1. There is the Government party, represented by the President, and portions of his Cabinet, if not the whole of it. This party does not attempt to meet the question which comes up, but to dodge and avoid it. Shall Freedom or Slavery prevail in the new territory? is the question. The government has no opinion; it will leave the matter to be settled by the people of the territory. This party wishes California to come into the Union without slavery, for it is her own desire so to come; and does not wish a territorial government to be formed by Congress in New Mexico, but to leave the people there to form a State, excluding or establishing slavery as they see fit. The motto of this party is inaction, not intervention. King James I. once proposed a question to the Judges of England. They declined to answer it, and the King said, "If ye give no counsel, then why be ye counsellors?" The people of the United States might ask the government, "If ye give us no leading, then why be ye leaders?" This party is not hostile to slavery; not opposed to its extension.

* * * * *

2. Then there is the Whig Party.

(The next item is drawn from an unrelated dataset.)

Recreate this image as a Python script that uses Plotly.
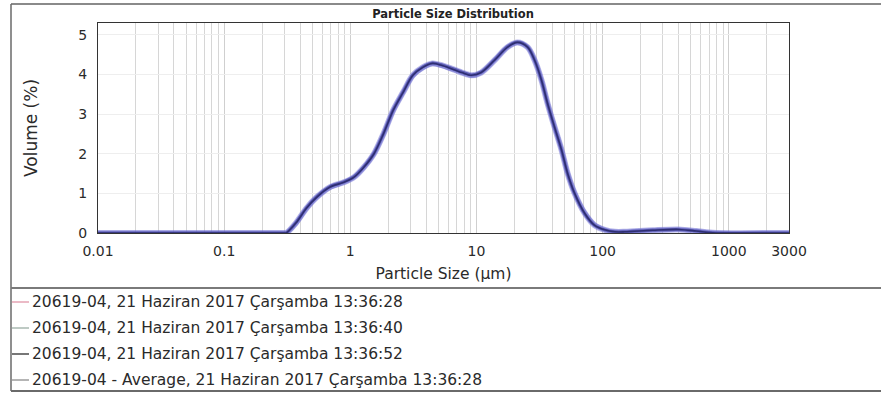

This party has one distinctive idea; the idea of a Tariff for Protection; whether for the protection of American labor, or merely American capital, I will not now stop to inquire. The Whig Party is no more opposed to slavery, or its extension, than the Government party itself.

However there are two divisions of the whigs, the Whig Party South, and the Whig Party North. The two agree in their ideas of protection, and their pro-slavery character. But the Whig Party South advocates Slavery and Protection; the Whig Party North, Protection and Slavery.